For each plan, confirm roof pitch (slope) based on local precipitation and drainage needs. A steeper pitch sheds water more quickly but requires longer rafters and more material. A shallow pitch reduces material costs but may demand higher-quality underlayment and better drainage planning.
Safety, Tools, And Project Planning
Plan the project with a clear sequence: framing, sheathing, roof cover, and flashing. Use appropriate fall protection and ladder safety, especially on taller sheds. Essential tools include a framing square, a circular saw, a level, a router or drill for pocket holes, and a nail gun or hammer. Maintain accurate measurements and cut lists to minimize waste and errors.
Before cutting, verify rafter lengths and angles with a framing square and a tape measure. When choosing material, factor in potential warping and adjust layouts accordingly.

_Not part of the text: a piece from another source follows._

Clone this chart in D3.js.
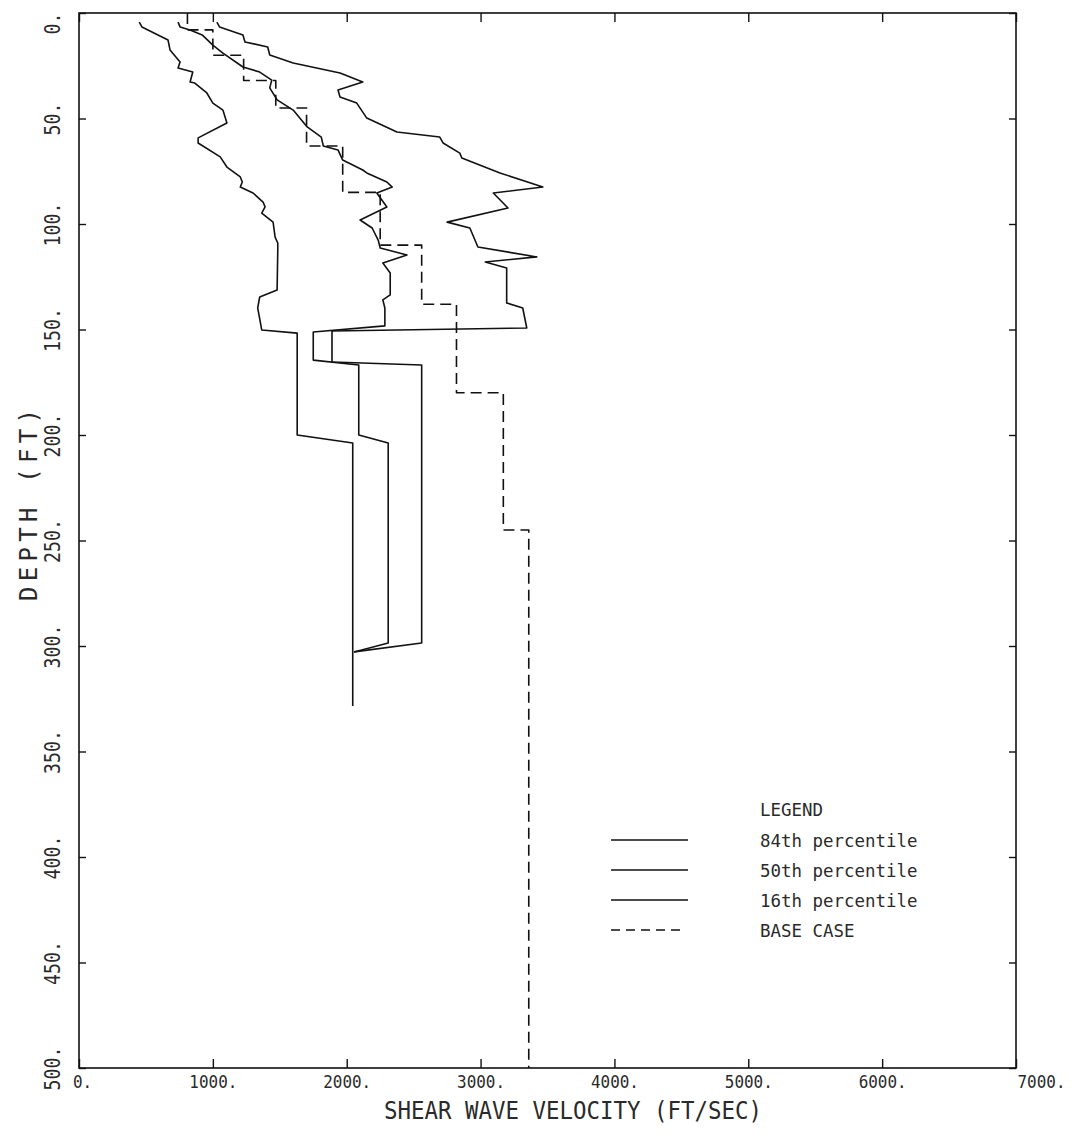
<!DOCTYPE html>
<html>
<head>
<meta charset="utf-8">
<script src="https://cdn.jsdelivr.net/npm/d3@7"></script>
<style>
  body { margin: 0; background: #fff; }
  svg text { font-family: "DejaVu Sans Mono", "Liberation Mono", monospace; fill: #2a2a2a; }
  .line { fill: none; stroke: #111; stroke-width: 1.6; stroke-linejoin: round; }
  .base { stroke-dasharray: 11, 6; }
  .legend .base { stroke-dasharray: 9, 6; }
  .tick line { stroke: #111; stroke-width: 1.4; }
</style>
</head>
<body>
<div id="chart"></div>
<script>
// axis ticks
let velTicks = [0, 1000, 2000, 3000, 4000, 5000, 6000, 7000];
let depthTicks = [0, 50, 100, 150, 200, 250, 300, 350, 400, 450, 500];

// profiles: [depth (ft), shear wave velocity (ft/sec)]
let p84 = [
    [4.3, 1030], [6.6, 1050], [10.4, 1225], [13.7, 1240], [16.1, 1410], [19.9, 1425],
    [23.7, 1600], [28.4, 1950], [32.7, 2120], [36.5, 1935], [39.8, 1950], [42.7, 2075],
    [49.8, 2150], [56.4, 2375], [58.8, 2695], [61.6, 2720], [66.4, 2845], [68.7, 2860],
    [75.8, 3145], [82.5, 3465], [85.3, 3095], [92.4, 3205], [99.1, 2750], [101.9, 2920],
    [110.9, 2980], [115.6, 3420], [118.0, 3035], [120.9, 3195], [137.4, 3195], [139.8, 3315],
    [149.3, 3345], [150.7, 1890], [165.4, 1890], [166.8, 2560], [298.6, 2560], [302.8, 2055]
];

let p50 = [
    [4.3, 740], [6.6, 755], [8.1, 830], [10.4, 920], [15.2, 1000], [19.0, 1075],
    [25.6, 1225], [28.0, 1350], [31.8, 1440], [35.5, 1425], [41.2, 1480], [46.0, 1600],
    [54.0, 1705], [58.8, 1810], [63.0, 1825], [64.9, 1935], [69.7, 1970], [74.4, 2120],
    [75.8, 2150], [80.1, 2300], [82.5, 2340], [85.3, 2225], [91.9, 2300], [98.1, 2100],
    [101.9, 2190], [107.6, 2235], [111.4, 2250], [114.7, 2450], [118.5, 2270], [123.2, 2325],
    [133.6, 2325], [136.0, 2270], [139.8, 2285], [148.3, 2285], [151.2, 1750], [164.5, 1750],
    [166.8, 2090], [200.0, 2090], [203.8, 2310], [298.6, 2310], [302.8, 2055]
];

let p16 = [
    [4.3, 450], [6.6, 470], [12.8, 665], [17.5, 680], [23.2, 755], [26.1, 740],
    [28.0, 850], [32.7, 830], [33.2, 865], [37.9, 955], [42.7, 1000], [46.0, 1075],
    [52.1, 1105], [59.2, 890], [61.6, 890], [68.2, 1055], [73.0, 1105], [77.7, 1205],
    [80.1, 1220], [82.5, 1205], [85.3, 1300], [89.6, 1375], [91.9, 1390], [94.8, 1365],
    [99.1, 1450], [106.2, 1465], [109.0, 1485], [112.3, 1485], [131.3, 1480], [134.6, 1350],
    [139.8, 1335], [150.2, 1365], [151.7, 1630], [200.0, 1630], [203.8, 2045], [328.4, 2045]
];

// base case layers: top depth of each layer and its velocity
let baseDepth = [0, 8, 20, 32, 45, 63, 85, 110, 138, 180, 245];
let baseVel = [810, 1000, 1230, 1470, 1700, 1970, 2250, 2560, 2820, 3170, 3360];
let baseBottom = 500;

let legendNames = ["84th percentile", "50th percentile", "16th percentile", "BASE CASE"];

let W = 1077, H = 1147;
let plot = { left: 79, right: 1016, top: 13, bottom: 1068 };

let svg = d3.select("#chart").append("svg")
    .attr("width", W)
    .attr("height", H);

let x = d3.scaleLinear().domain([0, 7000]).range([plot.left, plot.right]);
let y = d3.scaleLinear().domain([0, 500]).range([plot.top, plot.bottom]);

// frame
svg.append("rect")
    .attr("x", plot.left).attr("y", plot.top)
    .attr("width", plot.right - plot.left)
    .attr("height", plot.bottom - plot.top)
    .style("fill", "none").style("stroke", "#111").style("stroke-width", 1.6);

// bottom axis, ticks pointing in
let xAxis = svg.append("g")
    .attr("transform", "translate(0," + plot.bottom + ")")
    .call(d3.axisBottom(x).tickValues(velTicks).tickSize(-9).tickSizeOuter(0).tickPadding(7)
        .tickFormat(d => d + "."));
xAxis.select(".domain").remove();
xAxis.selectAll("text")
    .style("font-size", "18px")
    .style("fill", "#2a2a2a")
    .attr("textLength", d => (d + ".").length * 9.6)
    .attr("lengthAdjust", "spacingAndGlyphs");
// last label sits right of the frame corner like in the original plot
xAxis.selectAll("text").filter(d => d == 7000)
    .style("text-anchor", "start").attr("dx", 1);
xAxis.selectAll("text").filter(d => d == 0).attr("dx", 3);

// top axis (ticks only)
let xTop = svg.append("g")
    .attr("transform", "translate(0," + plot.top + ")")
    .call(d3.axisTop(x).tickValues(velTicks).tickSize(-9).tickSizeOuter(0).tickFormat(""));
xTop.select(".domain").remove();

// left axis with rotated labels
let yAxis = svg.append("g")
    .attr("transform", "translate(" + plot.left + ",0)")
    .call(d3.axisLeft(y).tickValues(depthTicks).tickSize(-7).tickSizeOuter(0)
        .tickFormat(d => d + "."));
yAxis.select(".domain").remove();
yAxis.selectAll("text")
    .attr("transform", "rotate(-90)")
    .attr("x", d => d == 0 ? -10 : 0)
    .attr("y", -19)
    .attr("dy", 0)
    .style("text-anchor", "middle")
    .style("font-size", "22px")
    .style("fill", "#2a2a2a")
    .attr("textLength", d => (d + ".").length * 11)
    .attr("lengthAdjust", "spacingAndGlyphs");

// right axis (ticks only)
let yRight = svg.append("g")
    .attr("transform", "translate(" + plot.right + ",0)")
    .call(d3.axisRight(y).tickValues(depthTicks).tickSize(-7).tickSizeOuter(0).tickFormat(""));
yRight.select(".domain").remove();

// axis titles
svg.append("text")
    .attr("x", 573)
    .attr("y", 1119)
    .attr("text-anchor", "middle")
    .attr("textLength", 378)
    .attr("lengthAdjust", "spacingAndGlyphs")
    .style("font-size", "24px")
    .text("SHEAR WAVE VELOCITY (FT/SEC)");

svg.append("text")
    .attr("transform", "translate(37,505) rotate(-90)")
    .attr("text-anchor", "middle")
    .attr("textLength", 192)
    .attr("lengthAdjust", "spacing")
    .style("font-size", "24px")
    .text("DEPTH (FT)");

// profiles
let line = d3.line()
    .x(d => x(d[1]))
    .y(d => y(d[0]));

let series = [p84, p50, p16];
svg.selectAll(".pct")
    .data(series)
    .enter().append("path")
    .attr("class", "line pct")
    .attr("d", line);

// base case as a step profile
let basePts = [];
baseDepth.forEach(function(d, i) {
    let next = i < baseDepth.length - 1 ? baseDepth[i + 1] : baseBottom;
    basePts.push([d, baseVel[i]]);
    basePts.push([next, baseVel[i]]);
});
svg.append("path")
    .datum(basePts)
    .attr("class", "line base")
    .attr("d", line);

// legend
let legend = svg.append("g").attr("class", "legend");
legend.append("text")
    .attr("x", 760).attr("y", 816)
    .attr("textLength", 6 * 10.5)
    .attr("lengthAdjust", "spacingAndGlyphs")
    .style("font-size", "17.5px")
    .text("LEGEND");

let rows = legend.selectAll(".row")
    .data(legendNames)
    .enter().append("g")
    .attr("class", "row")
    .attr("transform", (d, i) => "translate(0," + (840 + i * 30) + ")");

rows.append("line")
    .attr("x1", 611).attr("x2", (d, i) => i == 3 ? 682 : 688)
    .attr("y1", 0).attr("y2", 0)
    .attr("class", (d, i) => i == 3 ? "line base" : "line");

rows.append("text")
    .attr("x", 760).attr("y", 7)
    .attr("textLength", d => d.length * 10.5)
    .attr("lengthAdjust", "spacingAndGlyphs")
    .style("font-size", "17.5px")
    .text(d => d);
</script>
</body>
</html>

A well-planned sequence reduces on-site errors and speeds up construction.
Table: Typical Rafter Sizing By Span And Spacing
| Rafter Size | 14 ft Span | 16 ft Span | 20 ft Span |
|---|---|---|---|
| 2×6, 16″ oc | Not recommended for snow areas | Possible in light snow zones | Requires alternative framing |
| 2×8, 16″ oc | Common for small to mid sheds | Widely used in moderate climates | Borderline for heavy loads |
| 2×10, 16″ oc | Better for heavier snow zones | Suitable for medium spans | Preferred for higher loads |
Note: Always consult local code tables to confirm exact sizes for your area. The table provides a general guide and should not replace structural calculations.